Amin Abdullah[17] menyarankan “perlunya rekontruksi pendidikan sosial-keagamaan untuk memperteguh dimensi kontrak sosial-keagamaan dalam pendidikan agama”. Dalam hal ini, kalau selama ini praktek di lapangan, pendidikan agama Islam masih menekankan sisi keselamatan yang dimiliki dan didambakan oleh orang lain di luar diri dan kelompoknya sendiri—jadi materi pendidikan agama lebih berfokus dan sibuk mengurusi urusan untuk kalangan sendiri (individual atau private affairs). Maka, pendidikan agama Islam perlu direkontruksi kembali, agar lebih menekankan proses edukasi sosial, tidak semata-mata individual dan untuk memperkenalkan konsep social-contract. Sehingga pada diri peserta didik tertanam suatu keyakinan, bahwa kita semua sejak semula memang berbeda-beda dalam banyak hal, lebih-lebih dalam bidang akidah, iman, credo, tetapi demi untuk menjaga keharmonisan, keselamatan, dan kepentingan kehidupan bersama, mau tidak mau, kita harus rela untuk menjalin kerjasama (cooperation) dalam bentuk kontrak sosial antar sesama kelompok warga masyarakat.

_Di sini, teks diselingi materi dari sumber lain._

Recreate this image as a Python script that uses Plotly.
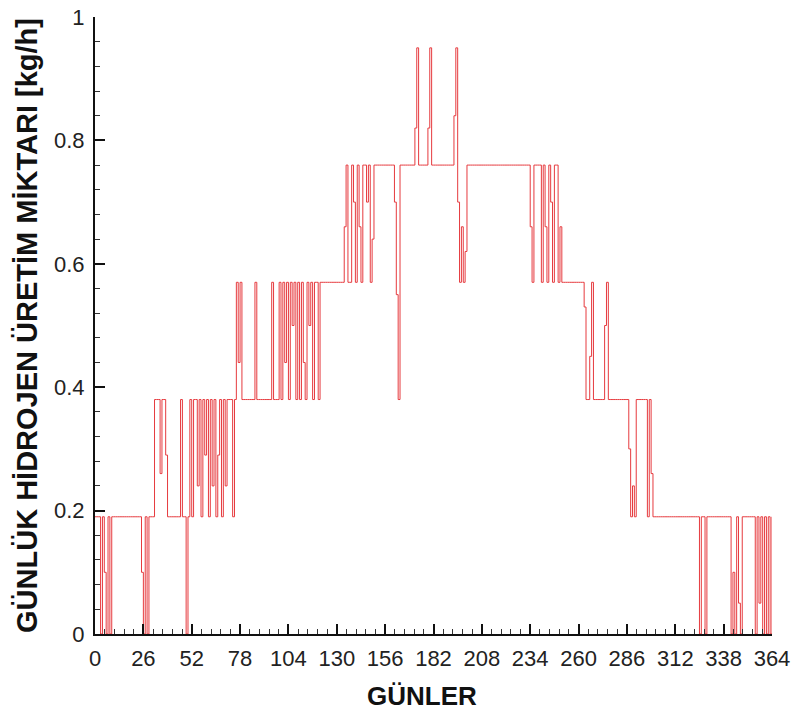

Pendek kata, agar maksud dan tujuan pendidikan agama Islam berbasis pluralisme dapat tercapai, kurikulumnya harus didesain sedemikian rupa dan favourable untuk semua tingkatan dan jenjang pendidikan. Namun demikain, pada level sekolah dasar dan menengah adalah paling penting, sebab pada tingkatan ini, sikap dan perilaku peserta didik masih siap dibentuk. Dan perlu diketahui, suatu kurikulum tidak dapat diimplementasikan tanpa adanya keterlibatan, pembuatan dan kerjasama secara langsung antara para pembuat kurikulum, penulis text book dan guru.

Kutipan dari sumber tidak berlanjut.